This isn’t what I am saying. I am not the taking a 4E line, where “if its in D&D then its in Dark Sun”. What I am saying is that the default should be inclusion of classes, until they are proven to be unsuitable. Let me give you an example.
2E Bard in Dark Sun: The Bard is different in Dark Sun, and is actually an assassin, not a skald.
2E Paladin in Dark Sun: The Paladin is said explicitly to not exist.
3E Sorcerers in Dark Sun: The material is utterly silent on the matter. Some arcane spellcasters in the PP seem to cast spells like a 3E Sorcerer, however.
3E Barbians in Dark Sun: The material is utterly silent on the matter. There are barbaric tribes out in the wastes, however.
The starting position should be inclusion. So you start by asking “is there any way we can fit the 3E Bard into the setting?”. Since the 3E Bard simply uses the same name as the 2E DS Bard and has an entirely different function, I think the answer is no.
What of the Paladin? We are told explicitly that there are no paladins. Is there any way we can fit the Paladin class into the setting? I think not.
Then what of the Sorcerer? Is there any specific impediment to their implementation in 3E Dark Sun? I can’t see any. Spellbooks and whatnot are minor matters.
How about the Barbarian? They were excluded as “not being in keeping with the flavour of Dark Sun” for some reason, then when they were finally allowed were renamed Brute, until it must have sunk in how ridiculous it is to rename a core class and the Brute became the Barbarian again.
This happened because the basic stance was demanding that 3E justify itself to the 2E Dark Sun setting. Which is back to front. Every effort could have been made to turn DS into a mainline 3E setting, including retconning certain spellcasters as having levels in the Sorcerer class, like WotC did in the Forgotten Realms setting with the Simbul, a major NPC.
That’s the rub. Certain details about the Sorcerer could have been changed, but the Sorcerer was excluded entirely. People spent years (years!) wasting time arguing about whether the 3E Barbarian class was a good fit for Dark Sun, and the reason for that was trying to force 3E to justify itself to the 2E Dark Sun setting, a literal impossibility because it touches on non-existent concepts at the time of the 2E publications. There was a conversion, but it was a conversion of 3E/3.5E to Dark Sun 2E concepts, not the requested (by WotC) conversion of Dark Sun to 3E/3.5E. It may be a subtle distinction, but its a very important one.
ADDENDUM: Its probably worth posting one of the prestige classes for Sorcerers from the Dragonlance setting. In Dragonlance, there are no “natural” users of magic. Rather, both sorcery and wizardry are learned. Despite a handful of differences in the two traditions, they are more similar than different.
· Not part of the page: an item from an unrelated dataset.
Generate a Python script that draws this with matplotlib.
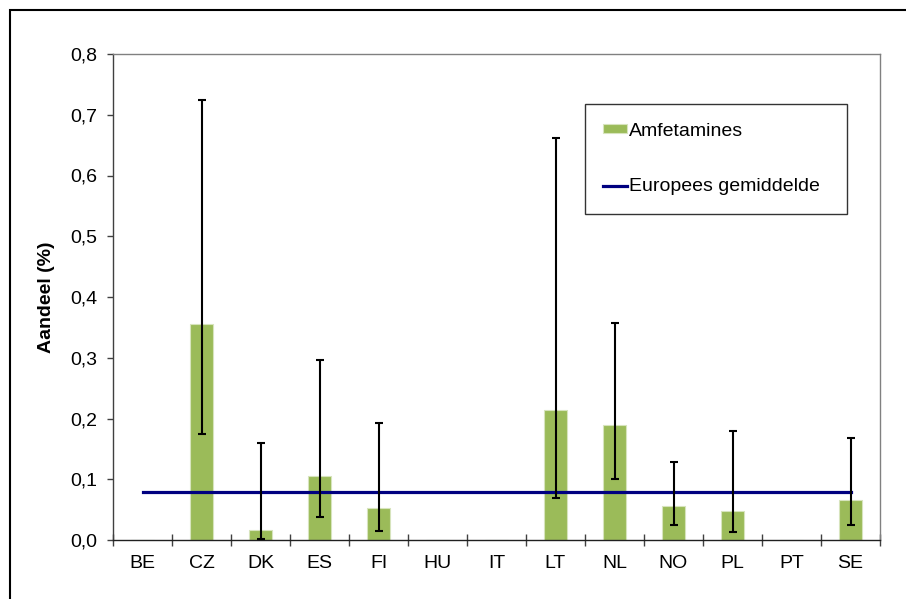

There is no reason why this cannot be conceptually applied to Dark Sun to allow for Sorcerers, Warmages, Dread Necromancers, Beguilers and so on. A lot of people have moved onto 5E, so I may be beating a dead kank, but its worth putting it out there now because people are far more receptive to this idea than before.
This comment from the mailing list is relevant.
As I said before. All the other campaign settings did not have sorcerers in there histories, but with the advent of 3E they have adopted them into there worlds like they have always existed. I mentioned this example before, but in the Forgotten Realms they change the mighty Symbol from being a high level wizard to a high level sorcerer. They’re is nothing in any of the novels that explains this its just assumed she always was in 3E terms. Sorcerers can be easily explain in DS, its just a matter of players and DMs wanting them in their campaigns. Its obvious that the powers that be over at athas.org just do not want them as a core class. Which is fine. I just don’t see it being that far fetched that sorcerers can’t exist in DS. I keep hearing “give us a convincing argument that sorcerers should exist on Athas”. How about a good argument that they shouldn’t.